__Written request__. In the data, extract each line that holds the string "this".

__Raw data__.
****************
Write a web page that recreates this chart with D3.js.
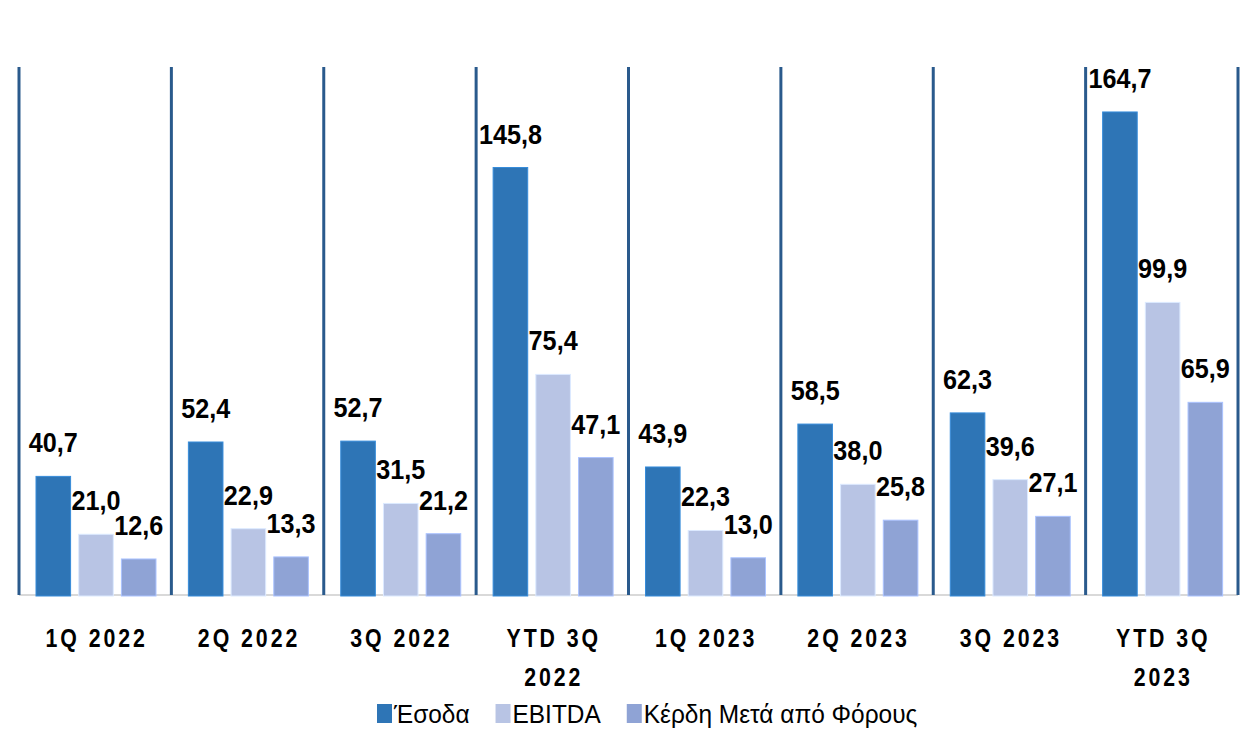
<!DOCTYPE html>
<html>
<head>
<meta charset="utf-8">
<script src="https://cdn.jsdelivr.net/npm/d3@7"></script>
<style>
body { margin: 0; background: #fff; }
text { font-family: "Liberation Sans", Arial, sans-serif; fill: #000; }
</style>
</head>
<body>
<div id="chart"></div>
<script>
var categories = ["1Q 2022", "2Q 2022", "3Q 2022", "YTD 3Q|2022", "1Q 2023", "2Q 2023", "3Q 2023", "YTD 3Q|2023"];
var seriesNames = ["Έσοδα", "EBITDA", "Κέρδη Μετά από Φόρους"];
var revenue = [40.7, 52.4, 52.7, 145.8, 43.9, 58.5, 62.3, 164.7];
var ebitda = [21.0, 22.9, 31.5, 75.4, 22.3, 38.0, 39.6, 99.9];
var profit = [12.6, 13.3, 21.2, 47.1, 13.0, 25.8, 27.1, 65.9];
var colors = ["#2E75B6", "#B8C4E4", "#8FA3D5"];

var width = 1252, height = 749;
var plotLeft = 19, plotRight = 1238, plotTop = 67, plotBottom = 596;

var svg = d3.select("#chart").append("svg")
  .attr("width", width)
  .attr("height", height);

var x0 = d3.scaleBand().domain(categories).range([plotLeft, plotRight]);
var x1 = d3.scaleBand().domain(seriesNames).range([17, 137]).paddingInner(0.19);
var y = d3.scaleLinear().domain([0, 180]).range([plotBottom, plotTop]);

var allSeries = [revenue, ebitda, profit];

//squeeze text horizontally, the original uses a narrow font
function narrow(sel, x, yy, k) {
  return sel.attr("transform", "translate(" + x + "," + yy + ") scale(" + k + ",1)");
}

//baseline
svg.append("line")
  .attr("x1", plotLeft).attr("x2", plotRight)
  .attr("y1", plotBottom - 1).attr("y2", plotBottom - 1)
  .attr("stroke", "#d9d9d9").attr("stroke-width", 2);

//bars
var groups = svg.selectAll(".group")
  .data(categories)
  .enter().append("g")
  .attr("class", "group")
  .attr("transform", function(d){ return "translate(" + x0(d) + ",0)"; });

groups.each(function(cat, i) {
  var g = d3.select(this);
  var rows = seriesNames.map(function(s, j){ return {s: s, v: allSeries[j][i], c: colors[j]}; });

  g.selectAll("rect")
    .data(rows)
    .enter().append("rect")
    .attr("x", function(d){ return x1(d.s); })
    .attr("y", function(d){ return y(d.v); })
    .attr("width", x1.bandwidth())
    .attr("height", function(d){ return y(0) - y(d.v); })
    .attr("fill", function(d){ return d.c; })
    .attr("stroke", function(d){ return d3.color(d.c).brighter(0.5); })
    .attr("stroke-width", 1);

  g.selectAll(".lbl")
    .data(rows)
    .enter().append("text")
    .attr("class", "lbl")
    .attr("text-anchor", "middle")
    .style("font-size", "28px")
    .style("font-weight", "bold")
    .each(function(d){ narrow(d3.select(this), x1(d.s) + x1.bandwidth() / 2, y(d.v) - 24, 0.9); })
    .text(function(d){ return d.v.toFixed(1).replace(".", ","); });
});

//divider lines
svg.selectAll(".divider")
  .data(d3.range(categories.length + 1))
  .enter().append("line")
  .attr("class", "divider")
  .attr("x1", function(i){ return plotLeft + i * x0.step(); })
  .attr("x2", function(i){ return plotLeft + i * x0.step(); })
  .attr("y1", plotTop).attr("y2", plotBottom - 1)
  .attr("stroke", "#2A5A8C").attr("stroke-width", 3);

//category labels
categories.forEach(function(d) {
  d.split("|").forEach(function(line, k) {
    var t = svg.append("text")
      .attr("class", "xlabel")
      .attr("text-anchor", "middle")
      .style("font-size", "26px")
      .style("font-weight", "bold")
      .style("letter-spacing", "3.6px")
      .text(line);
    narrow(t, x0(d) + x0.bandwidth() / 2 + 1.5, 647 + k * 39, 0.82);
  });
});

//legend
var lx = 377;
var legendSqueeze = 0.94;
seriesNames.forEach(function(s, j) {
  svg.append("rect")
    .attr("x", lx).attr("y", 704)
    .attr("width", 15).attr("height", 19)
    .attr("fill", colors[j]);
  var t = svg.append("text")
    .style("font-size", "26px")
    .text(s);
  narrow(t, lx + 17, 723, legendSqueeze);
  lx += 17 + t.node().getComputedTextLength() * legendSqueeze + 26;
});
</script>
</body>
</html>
****************
__Completed exercise__.
Write a web page that recreates this chart with D3.js.
  var g = d3.select(this);
    .each(function(d){ narrow(d3.select(this), x1(d.s) + x1.bandwidth() / 2, y(d.v) - 24, 0.9); })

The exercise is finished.